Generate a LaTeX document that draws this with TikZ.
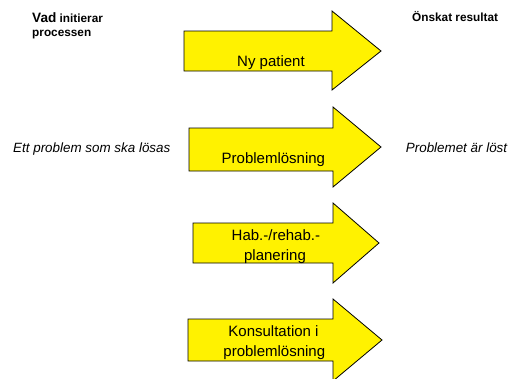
\documentclass[tikz,border=0pt]{standalone}
\usepackage{fontspec}
\setmainfont{Liberation Sans}
\begin{document}
\begin{tikzpicture}[x=1pt,y=-1pt,
  arrowbox/.style={draw=black, fill=yellow, line width=0.8pt, line join=miter},
  lbl/.style={inner sep=0pt, anchor=base, font=\fontsize{15}{18}\selectfont},
  side/.style={inner sep=0pt, anchor=base west, font=\fontsize{13.4}{16}\selectfont\itshape},
  head/.style={inner sep=0pt, anchor=base west, font=\fontsize{11.8}{14}\selectfont\bfseries}]
\useasboundingbox (0,0) rectangle (509,378);
\begin{scope}
\clip (0,0) rectangle (509,378);
% arrow 1
\draw[arrowbox] (184,31) -- (332,31) -- (332,11) -- (381,51) -- (332,90) -- (332,71) -- (184,71) -- cycle;
% arrow 2
\draw[arrowbox] (189,128) -- (333,128) -- (333,107) -- (381,147) -- (333,187) -- (333,171) -- (189,171) -- cycle;
% arrow 3
\draw[arrowbox] (193,223) -- (333,223) -- (333,203) -- (379,243) -- (333,283) -- (333,263) -- (193,263) -- cycle;
% arrow 4
\draw[arrowbox] (188,319) -- (333,319) -- (333,299) -- (382,340) -- (333,381) -- (333,361) -- (188,361) -- cycle;
\end{scope}
\node[lbl] (ny) at (271,66.7) {Ny patient};
\node[lbl] (pl) at (273.4,163) {Problemlösning};
\node[lbl] (hab1) at (275.9,240.7) {Hab.-/rehab.-};
\node[lbl] (hab2) at (275,260.7) {planering};
\node[lbl] (kon1) at (273.5,336.7) {Konsultation i};
\node[lbl] (kon2) at (274.3,356.5) {problemlösning};
\node[side] (ett) at (13,152) {Ett problem som ska lösas};
\node[side] (lost) at (405.7,152) {Problemet är löst};
\node[head] (vad) at (32,22.5) {{\fontsize{13.6}{16}\selectfont Vad} initierar};
\node[head] (proc) at (32,36.5) {processen};
\node[head] (onsk) at (412,21) {Önskat resultat};
\end{tikzpicture}
\end{document}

## WHAT NEEDS TO BE DONE:
In your copy, leave out the pictures and reproduce the material above exactly.

## RESULT:
Generate a LaTeX document that draws this with TikZ.
\documentclass[tikz,border=0pt]{standalone}
\usepackage{fontspec}
\setmainfont{Liberation Sans}
\begin{document}
\begin{tikzpicture}[x=1pt,y=-1pt,
  arrowbox/.style={draw=black, fill=yellow, line width=0.8pt, line join=miter},
  lbl/.style={inner sep=0pt, anchor=base, font=\fontsize{15}{18}\selectfont},
  side/.style={inner sep=0pt, anchor=base west, font=\fontsize{13.4}{16}\selectfont\itshape},
  head/.style={inner sep=0pt, anchor=base west, font=\fontsize{11.8}{14}\selectfont\bfseries}]
\useasboundingbox (0,0) rectangle (509,378);
\begin{scope}
\clip (0,0) rectangle (509,378);
% arrow 1
\draw[arrowbox] (184,31) -- (332,31) -- (332,11) -- (381,51) -- (332,90) -- (332,71) -- (184,71) -- cycle;
% arrow 2
\draw[arrowbox] (189,128) -- (333,128) -- (333,107) -- (381,147) -- (333,187) -- (333,171) -- (189,171) -- cycle;
% arrow 3
\draw[arrowbox] (193,223) -- (333,223) -- (333,203) -- (379,243) -- (333,283) -- (333,263) -- (193,263) -- cycle;
% arrow 4
\draw[arrowbox] (188,319) -- (333,319) -- (333,299) -- (382,340) -- (333,381) -- (333,361) -- (188,361) -- cycle;
\end{scope}
\node[lbl] (ny) at (271,66.7) {Ny patient};
\node[lbl] (pl) at (273.4,163) {Problemlösning};
\node[lbl] (hab1) at (275.9,240.7) {Hab.-/rehab.-};
\node[lbl] (hab2) at (275,260.7) {planering};
\node[lbl] (kon1) at (273.5,336.7) {Konsultation i};
\node[lbl] (kon2) at (274.3,356.5) {problemlösning};
\node[side] (ett) at (13,152) {Ett problem som ska lösas};
\node[side] (lost) at (405.7,152) {Problemet är löst};
\node[head] (vad) at (32,22.5) {{\fontsize{13.6}{16}\selectfont Vad} initierar};
\node[head] (proc) at (32,36.5) {processen};
\node[head] (onsk) at (412,21) {Önskat resultat};
\end{tikzpicture}
\end{document}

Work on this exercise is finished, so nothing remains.